Vacancy Rates Head Toward Historic Low As Supply Concerns Hit Data Centres
The colocation data centre vacancy rate fell below 10% in the London, Dublin, Frankfurt, Amsterdam and Paris markets for the first time ever in the second quarter as demand for space remains fierce, according to CBRE.
However, in the same report by CBRE and a separate review by Aggreko, the companies warned that energy consumption concerns could challenge the expansion of the lucrative data centre market across Europe’s key cities.
Takeup of 44 megawatts exceeded the 30 MW of new supply, the fourth straight quarter to do so, and the vacancy rate fell in Europe’s top five data centre markets as a result. The vacancy rate across those cities stands at 9.8% and is expected to fall to 7.9% by the end of the year, CBRE’s report says. If that pans out, it will be the fifth consecutive year the vacancy rate has declined.
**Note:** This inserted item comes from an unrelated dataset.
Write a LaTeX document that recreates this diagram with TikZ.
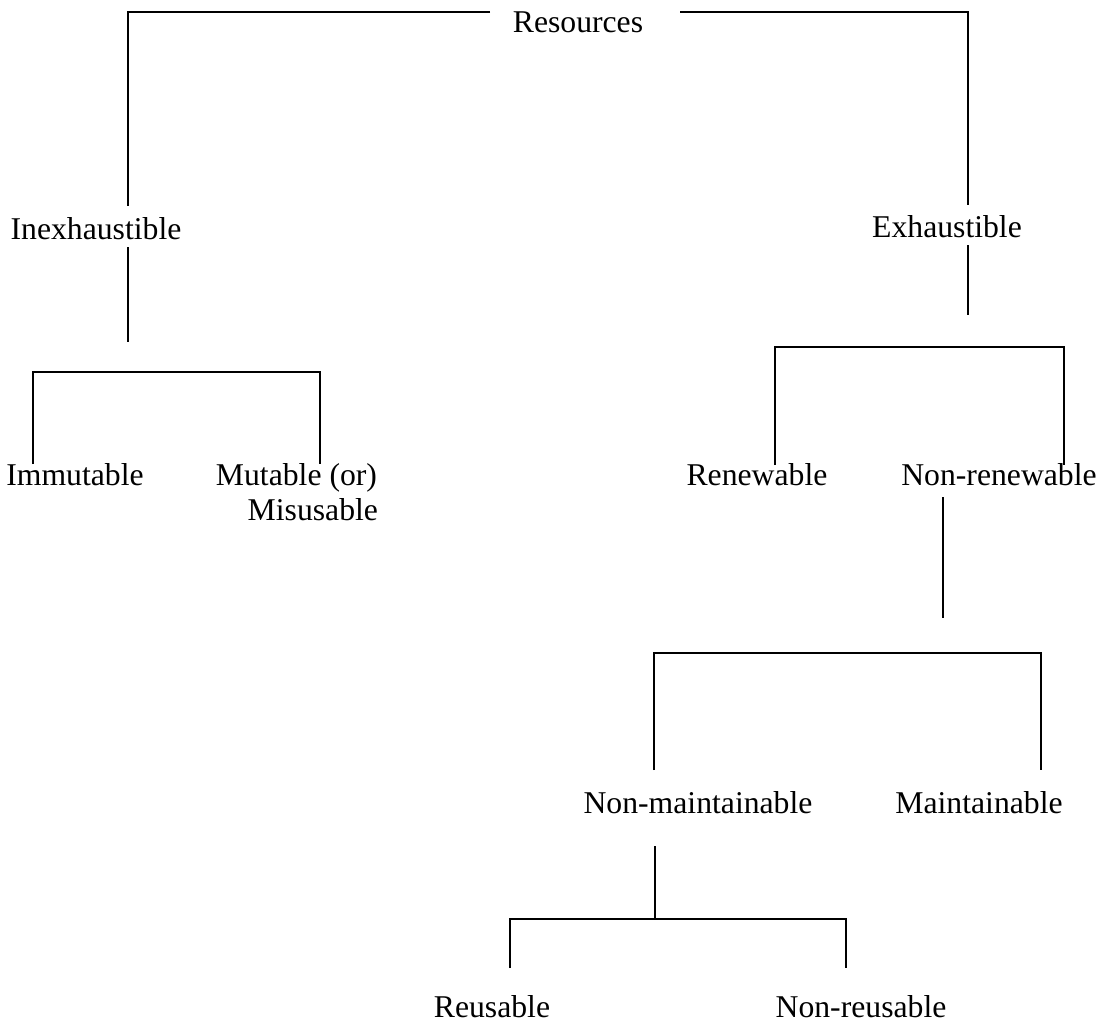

Strong demand has drawn major players, especially from the U.S., where the data centre market is more mature, to focus on European opportunities. Hines plans to move into the UK data centre sector as it looks to expand into alternative real estate asset classes. Its first European development is in partnership with operator Compass Datacenters for a scheme in Milan.
“We're very actively trying to expand our footprint in data centres,” Hines UK Head Ross Blair said at Bisnow’s UK Real Estate Outlook event in April. “I think there's a tremendous amount of institutional capital wanting to flow into that sector, so we're starting to invest more people hours in that space.”
Fellow U.S. giant Blackstone has highlighted data centres as a major focus and recently announced the acquisition of a site in the north-east of England for a huge new data centre campus. It bought the site through its QTS platform, through which it is investing more than $20B in the sector.
“The scale of the data centre opportunity is immense,” Blackstone Real Estate Global co-Head of Real Estate Nadeem Meghji told Bisnow in an interview earlier this year. “It's the single most exciting strategy we have globally today.”
Starwood has allocated a portion of its next fund to the sector, and earlier this year it paid $850M for a stake in Irish data centre developer and contractor Echelon. Singapore-listed Elite Commercial REIT said it will start converting some of its UK buildings into data centres, which it described as one of the sectors with the highest level of demand compared to supply.
That demand is coming from across the industrial spectrum. Following the closure of the Joint European Torus project, the UK Atomic Energy Authority said it may repurpose its Culham, Oxfordshire, campus for artificial intelligence data centres or supercomputing facilities. It has issued an open tender inviting proposals from organisations that can leverage the site’s high-power infrastructure, which can deliver 144 MW steady state capacity and 575 MW peak capacity.
Yondr Group, a global developer, owner and operator of hyperscale data centres, has opened the first 20 MW phase of a 30 MW building on its London Slough Campus. It is Yondr's first completed data centre in the UK. A second building that will add another 30 MW of capacity is under construction on what is slated to become a 100 MW-plus data centre campus.
However, data centre developers are continuing to struggle with energy infrastructure constraints. In a report entitled Bridging the Energy Gap for European Data Centres, Aggreko warned that grid connection delays and environmental concerns are impacting the industry, causing substantial delays in Tier 1 and Tier 2 markets.
Inefficiencies in energy solutions are leading to increased operational costs because of higher energy bills. Greener and more efficient energy alternatives are required to maintain growth, the report says.
“Despite the huge growth in the data centre sector across Europe, we are keenly aware of the challenges it is now facing,” Aggreko Global Sector Head of Data Centres Billie Durie said in a release with the report. “With environmental, financial, and legislative pressures all at incredibly high levels, there is a chance that these external factors may affect the industry’s expansion.”
Echoing these concerns, CBRE said that hyperscalers’ interest in colocation data centres is particularly high, but providers are finding it increasingly difficult to accommodate their demands because of a lack of available power and land in Europe’s primary markets. Data centre construction is complex in markets where regulation features prominently in development plans.
CBRE anticipates that 646 MW of new supply will be delivered across Europe this year but that takeup will reach 693 MW across the 15 markets it tracks.
“Data centre capacity is an increasingly precious commodity given the considerable demand for space and competition for it. Providers that can secure the necessary resource and build data centres are able to command higher prices for the space,” CBRE Head of European Data Centre Research Kevin Restivo said.